Pubs of Manchester

All pubs within the city centre and beyond.
A history of Manchester's hundreds of lost pubs.

Tuesday 5 June 2012

Tatton, Tatton Street


Tatton, Tatton Street, Ordsall. (c) Salford Pubs of the 70s at flickr [1].

Pictured above in 1972 around the time it was closed and knocked down, the Tatton Arms opened in 1866 on the corner of Derby Street and Tatton Street, just off Oldfield Road, passing into the hands of Hardy's Crown Brewery by the 1890s.  The wonderful photo below shows landlady Sarah Howard and family members outside her beerhouse (which sold wines, but not spirits), the Tatton Inn, in 1905 [2].  The Tatton became a Bass house for its last few decades but closed around 1972 like most of the Ordsall pubs and beerhouses.  If you extrapolate the remaining part of Tatton Street west towards Oldfield Road where it once ran, where it meets St Bartholomew's Drive today is where the Tatton would have stood.  

Tatton, Tatton Street, Ordsall, 1905. (c) Neil Richardson [2].

Graham Marsden takes worked at the Cornbrook Brewery as an apprenticed Joiner in the 1960s.  One of his jobs was to visit on foot a number of the company’s public houses in the Ordsall area putting up 'Canada Dry' signs:  "As I came across Mark Addy’s bridge over the canal it was the first call on my list.  I note on the picture that it was still in place screwed to the wall by the entrance. On one occasion I visited the property with my Foreman Arthur Smith.  I remember Arthur saying how highly respected Harriet Hindley was by the brewery as the consummate professional landlady.  I was hugely impressed by the cleanliness of the bar, the Britannia tables, bentwood chairs and any other wood visible was polished to perfection and was a standard that the brewery reps often held up as an example that other pubs should aspire to."

Tatton, Tatton Street, Ordsall. (c) Salford Pubs of the 70s at flickr [1].

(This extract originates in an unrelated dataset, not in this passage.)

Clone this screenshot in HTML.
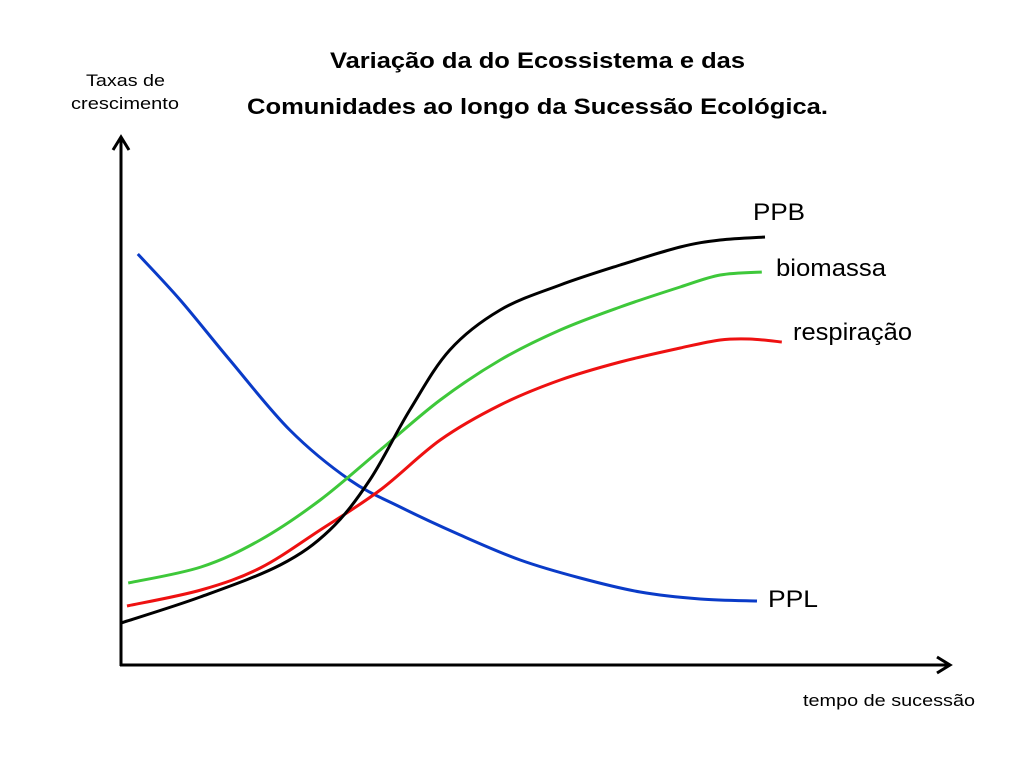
<!DOCTYPE html>
<html><head><meta charset="utf-8">
<style>
html,body{margin:0;padding:0;background:#fff;}
svg{display:block;font-family:"Liberation Sans",Arial,sans-serif;}
</style></head>
<body>
<svg id="chart" width="1024" height="768" viewBox="0 0 1024 768">
  <text x="330" y="68" font-size="22" font-weight="bold" textLength="415" lengthAdjust="spacingAndGlyphs">Variação da do Ecossistema e das</text>
  <text x="247" y="114" font-size="22" font-weight="bold" textLength="581" lengthAdjust="spacingAndGlyphs">Comunidades ao longo da Sucessão Ecológica.</text>
  <text x="86" y="86" font-size="17" textLength="79" lengthAdjust="spacingAndGlyphs">Taxas de</text>
  <text x="71" y="109" font-size="17" textLength="108" lengthAdjust="spacingAndGlyphs">crescimento</text>
  <text x="803" y="706" font-size="17" textLength="172" lengthAdjust="spacingAndGlyphs">tempo de sucessão</text>
  <g stroke="#000" stroke-width="3" fill="none">
    <line x1="121" y1="666" x2="121" y2="137"/>
    <polyline points="113,150 121,137 129,150"/>
    <line x1="120" y1="665" x2="950" y2="665"/>
    <polyline points="937,657 950,665 937,673"/>
  </g>
  <g id="series"></g>
  <text x="753" y="220" font-size="24" textLength="52" lengthAdjust="spacingAndGlyphs">PPB</text>
  <text x="776" y="276" font-size="24" textLength="110" lengthAdjust="spacingAndGlyphs">biomassa</text>
  <text x="793" y="340" font-size="24" textLength="119" lengthAdjust="spacingAndGlyphs">respiração</text>
  <text x="768" y="607" font-size="24" textLength="50" lengthAdjust="spacingAndGlyphs">PPL</text>
</svg>
<script>
const ppbT = [0,9.9,19.9,26.1,31.1,36.1,41.1,47.4,54.9,62.4,69.9,74.9,80.5];
const ppbV = [8.4,13.6,20,27,37,51,63,71,76,80,83.6,85,85.6];
const bioT = [0.9,10,17.4,24.9,32.4,39.9,47.4,54.9,62.4,69.9,74.9,80.1];
const bioV = [16.4,19.6,25,33,43,53,61,67,71.6,75.6,78,78.6];
const respT = [0.75,10,17.4,24.9,32.4,39.9,47.4,54.9,62.4,69.9,74.9,78.6,82.6];
const respV = [11.8,15,19.4,27,35,45,52,57,60.6,63.4,65,65.2,64.6];
const pplT = [2.1,7.4,13.6,21.1,28.6,34.9,42.4,49.9,57.4,64.9,72.4,79.5];
const pplV = [82.2,73,61,47,37,31.6,26,21,17.4,14.6,13.2,12.8];

function xScale(t){return 121 + t*8;}
function yScale(v){return 665 - v*5;}
function pathFrom(T,V){
  const p = T.map((t,i)=>[xScale(t),yScale(V[i])]);
  let d = 'M'+p[0][0]+','+p[0][1];
  for(let i=0;i<p.length-1;i++){
    const p0=p[Math.max(0,i-1)],p1=p[i],p2=p[i+1],p3=p[Math.min(p.length-1,i+2)];
    const c1=[p1[0]+(p2[0]-p0[0])/6,p1[1]+(p2[1]-p0[1])/6];
    const c2=[p2[0]-(p3[0]-p1[0])/6,p2[1]-(p3[1]-p1[1])/6];
    d+=' C'+c1[0]+','+c1[1]+' '+c2[0]+','+c2[1]+' '+p2[0]+','+p2[1];
  }
  return d;
}
const g = document.getElementById('series');
function addLine(T,V,color,name){
  const el = document.createElementNS('http://www.w3.org/2000/svg','path');
  el.setAttribute('d',pathFrom(T,V));
  el.setAttribute('fill','none');
  el.setAttribute('stroke',color);
  el.setAttribute('stroke-width','3');
  
  
  g.appendChild(el);
}
addLine(pplT,pplV,'#0a3bc8','line-ppl');
addLine(bioT,bioV,'#3ec83a','line-biomassa');
addLine(respT,respV,'#ee1111','line-respiracao');
addLine(ppbT,ppbV,'#000000','line-ppb');
</script>
</body></html>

"I would only add that sadly the old Mark Addy’s bridge has gone as well.  It had a marvellous Dickensian look about it with its old winding hand worn rail and deeply hollowed stone steps that admittedly in this day and age would be classed a death trap.  Sadly missed all the same - it took many years of Mill workers' feet passing over it to get in that condition and like the Tatton Inn was an important piece of local history."  Thanks to Graham for these great memories.

1. www.flickr.com/photos/61756486@N05.
2. Salford Pubs - Part Two: Including Islington, Ordsall Lane and Ordsall, Oldfield Road, Regent Road and Broughton, Neil Richardson (2003).